Figures out yesterday showed that consumer price inflation hit 2.2% in July, back above the Bank of England’s 2.0% inflation target, but so-called core inflation fell to 3.3% from 3.5%, while services inflation eased much more than expected to 5.2% from 5.7%.

But Richard Pike of the lending company Pheobus says: “In their August Monetary Policy Report, the Bank of England did predict a slight uplift in inflation, and advised a cautious approach to further rate cuts. It was already a close 5-4 vote  in August so, with rising inflation, it will be a surprise if they don’t stick at 5% come September.

“It’s a real balancing act. On the one hand, you have economists warning of increasing inflationary pressures in the coming months. On the other hand, unemployment is expected to rise, which would put more pressure on the economy when it’s just starting to recover from the 2023 recession.”

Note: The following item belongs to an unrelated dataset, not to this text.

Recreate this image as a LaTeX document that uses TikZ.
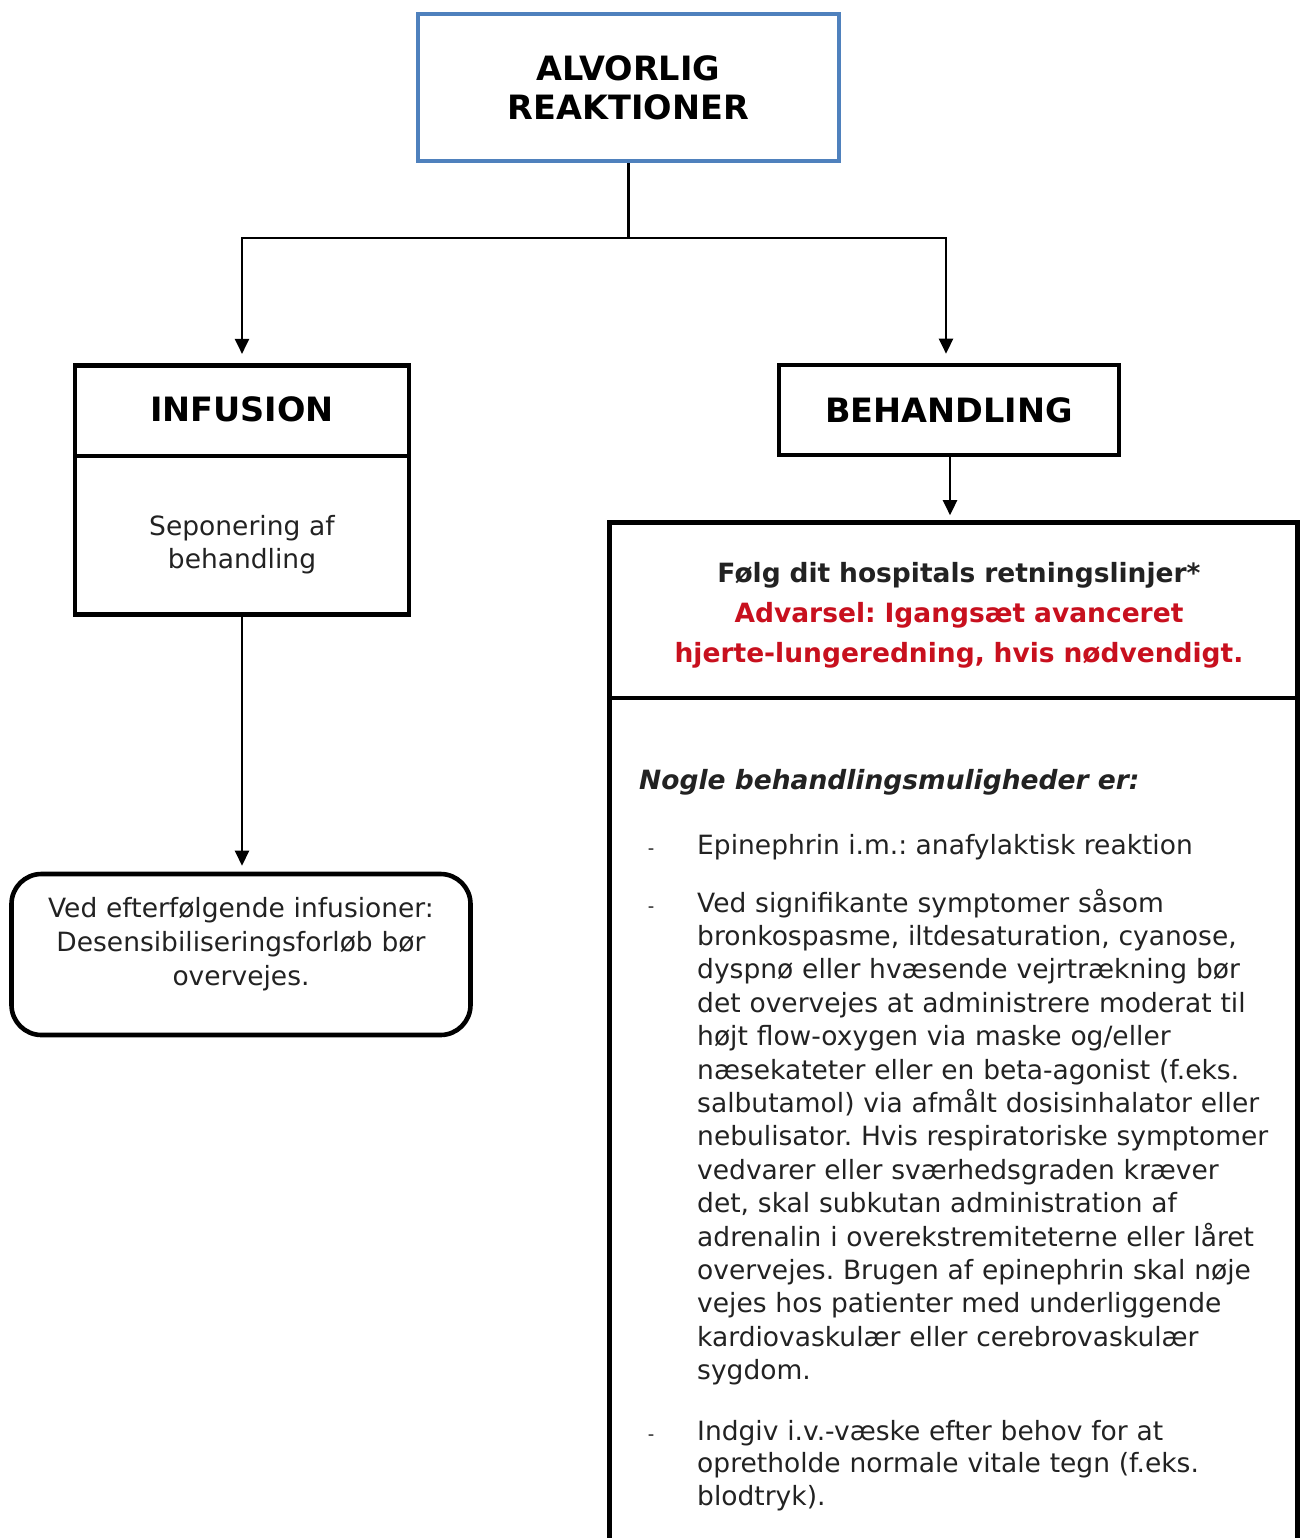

Sarah Coles, personal finance head at Hargreaves Lansdown consultancy, says the Bank of England was expecting a rise in inflation, but it nonetheless is a blow to the hope for further base rate cuts soon. 

She says: “The rate is unlikely to be cut during the month either, given the increase in inflation came on the back of unemployment figures that revealed the jobs market is looking healthier than expected, and wage rises continue to outstrip inflation. The market is still expecting at least one more rate cut before the end of the year – possibly two – but this is by no means nailed on.

“… Mortgage borrowers on tracker rates are likely to have to wait for the next cut in their monthly payments. It was always going to take longer for rates to unwind than they did to build, but those whose finances are stretched to breaking point could be forgiven for getting increasingly impatient.

“For those looking for a new fixed rate, or with a remortgage looming, the news is better. Mortgage rates have eased in recent weeks. Moneyfacts figures show the average two-year fixed rate mortgage is now at 5.67% – having dropped from a recent high of 5.97% at the end of June. They may well drift further south in the coming weeks, but expected rate cuts have already been largely priced in, so we can’t look forward to any major falls just yet.”

And mortgage experts speaking to the Newspage agency echo the concerns.

Ranald Mitchell, director at Charwin Mortgages, comments: While an interest rate cut in September may be less likely, lender competition with mortgage rates should support borrower demand and maintain resilience in the property market.”

Ben Perks, managing director at Orchard Financial Advisers, states: “A base rate reduction in September was always unlikely, but now seems totally out the window. It is unnerving to see inflation on the rise again, but an uptick to 2.2% is better than anticipated. No need for panic stations yet. This data should have very little impact on swap rates and the interest rates available to borrowers should continue to trickle downwards. Core inflation could ride to the rescue.”

And Riz Malik, director at R3 Mortgages, sees it this way: “While no one expected inflation to stay at 2%, the current data doesn’t point to a rate cut at the September meeting. With no meeting in October, November could still present an opportunity for the second base rate cut of the year.”